I think the main function of the system is that there needs to be something to deal with friendly fire and so on within the Empire and Kingdom factions. I don't see it being used in the wild - which is basically 'lawless' territory. In other words, if an Empire player shoots and kills another Empire player, it is not hard to get that information and then people can act on it, sending the 'criminal' to Saltberia.
The issue for me is the ensuing arms race, as players get mad they were punished for doing something, and then find ways to cheat the prison system. Doing hard to track things like setting off a chain of explosions. Grabbing faction loot and simply dropping it where no one will find it. Taking ships and randomly crashing them. Taking ships and pulling out the fuel rod and dropping that where no one can find it. So on and so forth.
The root of this problem is as follows: players love a challenge. If they cannot find sufficient challenge out in the game world, they might find it hilarious or fun to find that challenge within the factions by 'griefing' the own team - for lack of a better word at the moment. As the Prison and other punishment systems get ramped up - now the player has a challenge. The challenge to defeat the system is now more appealing than the challenge of playing the main game at all. As such, they spiral into constantly trying to figure out ways to defeat the system. Generally, these players are more experienced and quicker to adapt than devs, and as such get more reward for their time spent than they receive punishment for.
When you make the most difficult challenge in the game the defeating of an in-game system, you breed players who will do nothing else except find ways to beat that system.
However, the duality of its benefits still exists, and for the common player, being sent away to prison will have a numbing effect on their desire to try the same things again in the future. However, often times this makes the player feel detached from the game, either quitting the game as a whole - because what drove them to inner-faction team killing was boredom in the first place (not finding enough external challenge) - or being a shell of the player they might have been if the game pushed them enough to become that potential.
This is compounded if you let other players be the 'judge' on who gets sent away, as well. Then a band of salty players might not be happy you're not playing the game their way, and then banish you to prison by leveraging their size and political sway, not understanding the multitude of ways players can approach the game.

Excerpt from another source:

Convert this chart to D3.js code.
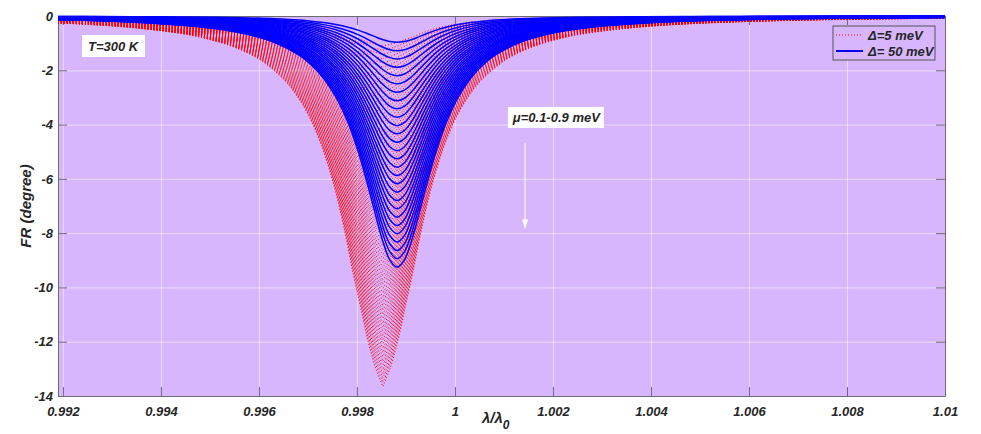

My preferred way of handling this is to have no such prison system, and simply make it clear within the faction that if you get kicked out, you don't get back in. Empire and Kingdom are much like a military, and if you screw up, you get kicked out, period. As those players get kicked out, back to neutral territories, they have little else to do - no more team killing, no access to all the loot and ships, and they'll have to work like everyone else to get their first ship and get out into the game world - where the safe zone is the main area of action, and if they want to go out into the wild, good luck. The incentive to play nice in the dev factions or else get kicked out, I think is good enough.